If you aren’t familiar with NRA Service Rifle, or the high-speed, low-drag version known as High Power, please allow me to elaborate. The two courses of fire are shot in the standing, sitting and prone positions. Each of these legs is shot at varying distances on various targets at 200, 300 or 600 yards. The standard course involves not only a range that goes out to 600, but a pit and associated crew at the far end to pull and score targets as they are shot. Needless to say, that’s a tall order. While these courses require a more complete set of rifle skills, reduced distance courses are far more prevalent. Courses of fire have been built to accommodate any length range. Even 50-yard courses have been created for rimfire matches. The most popular match is the 100-yard reduced course of fire. Although shooting positions, prep time and leg times are the same, there are many differences between the two courses that you should be aware of.

200-yard high power rifle targets
Targets at 200 yards at Camp Atterbury during the 2019 NRA High Power Rifle Championships.


When it comes to shooting out to 600 yards, most shooters are using a handload that has been built with a match primer, a carefully weighed charge and a heavier 75- to 80-grain bullet. While these are required to get out to 600 yards and remain accurate the extra expense and recoil aren’t necessary to cut the x-ring at one-sixth that distance. Shooters working on their “short game” tend to run lighter bullets that are between 50 and 69 grains. I personally run a 55-grain Hornady V-Max with a metered charge of BL-C(2) for my 100-yard stuff, and run a 75-grain Hornady BTHP for my full length courses. I am convinced that I have the last 10,000 Wolf small rifle primers in the country, and when they are gone it will be standard CCIs for the reduced course loads and CCI BR-4 primers for long range.


Wouldn’t it be great if all we did was move the 600-yard target in closer? Scoring a 20X could be done from the hip. For this reason, targets are scaled down appropriately for each new distance. If you’ve never shot a full-length course, it’s really quite an experience to see the 600-yard target up close. What used to be printable on a standard 8.5” x 11” sheet of copier paper is about the size of a queen-sized mattress. Having these targets mail ordered requires them to be split into two separate pieces with some assembly required when it gets to your door. The math on target sizes is pretty easy if you just divide by distance in yards. If the target is going to be placed at half the distance, it will be half the size. 

Sight Adjustments

The reason for the target scaling is to allow for the same sight picture regardless of how far away the target is. Although things will look the same, your bullet is going to drop quite a bit as it travels that extra 100 to 500 yards. For that reason, you are going to want to get to a practice range to find your dope beforehand. If you don’t have the time to get to the range and are thrown to the wolves, these “standard come-ups” will get you on paper with the sighters that are allowed before each leg.

  • 100 to 200 + 2 MOA
  • 200 to 300 + 3 MOA
  • 300 to 500 + 7 MOA
  • 300 to 600 + 11 MOA

When shooting a 100 yard match the target’s black area doesn’t change in size, however the inner scoring rings do get smaller as longer distances are simulated. The easiest way to approach this is to zero your rifle on the “hardest” target, which is the MR-31 with its .75-inch X-ring using a 6 o’clock hold and leave your knobs alone. This will ensure your gun impacts the larger X-ring on your simulated 200- and 300-yard targets.

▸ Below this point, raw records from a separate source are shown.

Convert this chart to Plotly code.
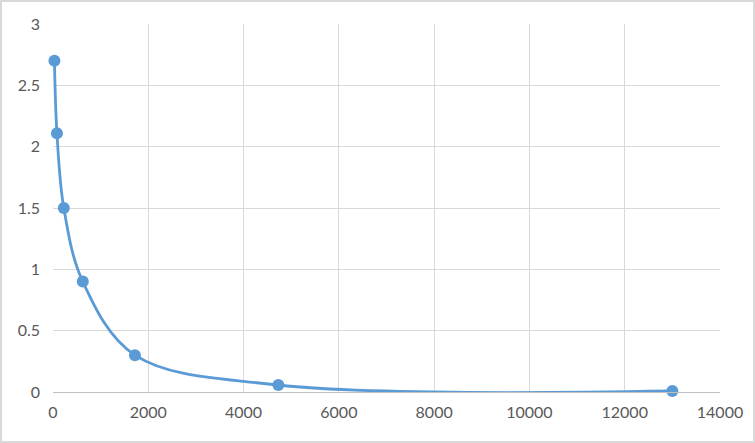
import plotly.graph_objects as go

conc = [30, 83, 227, 625, 1720, 4730, 13000]
od = [2.70, 2.11, 1.50, 0.90, 0.30, 0.057, 0.008]

x_ticks = [0, 2000, 4000, 6000, 8000, 10000, 12000, 14000]
y_ticks = [0, 0.5, 1, 1.5, 2, 2.5, 3]

blue = "#5b9bd5"

fig = go.Figure()
fig.add_trace(go.Scatter(
    x=conc, y=od, mode="lines+markers",
    line=dict(color=blue, width=2.8, shape="spline", smoothing=1.0),
    marker=dict(color=blue, size=12),
    showlegend=False, cliponaxis=False,
))

L, R, T, B = 53, 35, 24, 51
PW, PH = 755 - L - R, 443 - T - B

fig.update_layout(
    width=755, height=443,
    margin=dict(l=L, r=R, t=T, b=B, autoexpand=False),
    paper_bgcolor="white", plot_bgcolor="white",
    font=dict(family="Lato, Calibri, Carlito, sans-serif", size=16, color="#595959"),
    xaxis=dict(
        range=[0, 14000], tickvals=x_ticks, ticktext=[str(v) for v in x_ticks],
        showgrid=True, gridcolor="#d9d9d9", gridwidth=1,
        showline=True, linecolor="#bfbfbf", linewidth=1,
        zeroline=False, ticks="", ticklen=0, ticklabelstandoff=6,
    ),
    yaxis=dict(
        range=[0, 3], tickvals=y_ticks, ticktext=["0", "0.5", "1", "1.5", "2", "2.5", "3"],
        showgrid=True, gridcolor="#d9d9d9", gridwidth=1,
        showline=False, zeroline=False, ticks="", ticklen=0, ticklabelstandoff=12,
    ),
    shapes=[dict(type="rect", xref="paper", yref="paper",
                 x0=-(L - 1) / PW, x1=1 + (R - 1) / PW,
                 y0=-(B - 1) / PH, y1=1 + (T - 1) / PH,
                 line=dict(color="#d9d9d9", width=2), fillcolor="rgba(0,0,0,0)",
                 layer="below")],
)

fig.write_html("out.html", config={"displayModeBar": False},
               post_script="document.body.style.margin='0';")
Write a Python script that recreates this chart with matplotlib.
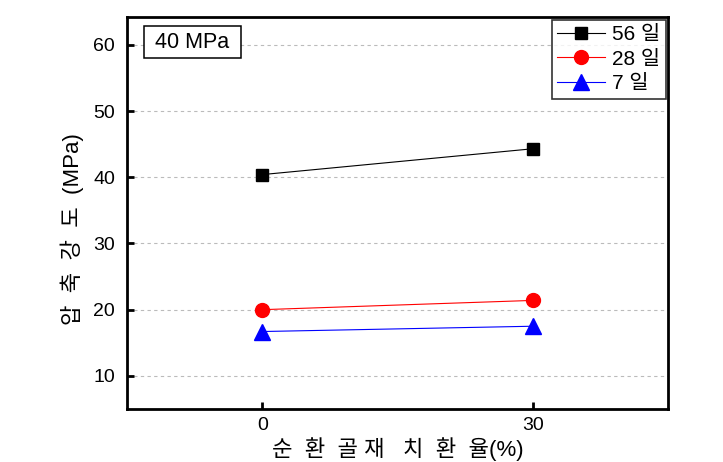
import matplotlib
matplotlib.use("Agg")
import matplotlib.pyplot as plt
from matplotlib.patches import Rectangle

plt.rcParams['font.family'] = ['Liberation Sans', 'Noto Sans CJK KR', 'DejaVu Sans']

x_vals = [0, 30]
day56 = [40.4, 44.3]
day28 = [20.0, 21.4]
day7 = [16.7, 17.5]
series_labels = ["56 일", "28 일", "7 일"]
x_ticks = [0, 30]
y_ticks = [10, 20, 30, 40, 50, 60]

fig = plt.figure(figsize=(7.23, 4.62), dpi=100)
ax = fig.add_axes([127/723, 1-409/462, (668-127)/723, (409-17)/462])

ax.plot(x_vals, day56, color='black', lw=0.8, marker='s', ms=8.8, mfc='black', mec='black', label=series_labels[0], zorder=3)
ax.plot(x_vals, day28, color='red', lw=0.8, marker='o', ms=10, mfc='red', mec='red', label=series_labels[1], zorder=3)
ax.plot(x_vals, day7, color='blue', lw=0.8, marker='^', ms=11, mfc='blue', mec='blue', label=series_labels[2], zorder=3)

ax.set_xlim(-15, 45)
ax.set_ylim(5, 64.2)
ax.set_xticks(x_ticks)
ax.set_yticks(y_ticks)
ax.yaxis.grid(True, linestyle=(0, (3, 3)), color='#bbbbbb', lw=0.8)
ax.set_axisbelow(True)

for s in ax.spines.values():
    s.set_linewidth(2.0)
ax.tick_params(axis='both', direction='in', length=5, width=2.0, labelsize=14, top=False, right=False)
ax.tick_params(axis='y', pad=8.5)
ax.tick_params(axis='x', pad=6)

ax.set_ylabel("압  축  강  도  (MPa)", fontsize=16, labelpad=6)
ax.yaxis.set_label_coords(-0.08, 0.459)
ax.set_xlabel("순  환  골 재   치  환  율(%)", fontsize=16, labelpad=2)

leg = ax.legend(loc='upper right', bbox_to_anchor=(1.0, 1.0), fontsize=15, frameon=True, fancybox=False,
                edgecolor='black', borderpad=0.28, labelspacing=0.26, handlelength=2.3, handletextpad=0.3,
                borderaxespad=0.12)
leg.get_frame().set_linewidth(1.2)

ax.add_patch(Rectangle((0.0314, 0.895), 0.179, 0.082, transform=ax.transAxes, fc='white', ec='black', lw=1.1, zorder=4))
ax.text(0.0314 + 0.0895, 0.936, "40 MPa", transform=ax.transAxes, fontsize=15.5, va='center', ha='center', zorder=5)

fig.savefig("out.png", dpi=100)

Undoubtedly, 600-yard shooting is REAL rifle shooting. While it is effortless to place shots in the X-ring on a breezy day on a 100-yard target, it becomes a very different game after that bullet has traveled an additional 500 yards. For my 1:8-inch twist barrel just a 5 MPH wind is enough to move me about 10 inches. This is the effect of not only a left to right wind, but my bullet displacement just from the rotation that is imparted on it by the rifling. Shooting the slow fire stages is as easy as watching your indicators and firing when they lay flat. If you have the type of day where the wind just won’t quit you are going to have to spend some time developing your wind calls and hold or dial for each shot. During rapid-fire legs, most shooters like to extend the pause they need to reload to check their hits—or at least see if the mirage has shifted so they can adjust accordingly.

While the distances might change the same basic principles of field position shooting as well as the fundamentals of marksmanship remain the same. I am a firm believer that a good 100-yard shooter can become an excellent full-length course shooter just as long as they take their time to create a good DOPE book and discipline themselves to be as aware as possible of their environmental conditions. If you haven’t shot your first match yet, be on the lookout for these reduced course events as it’s a terrific way to get introduced to the sport.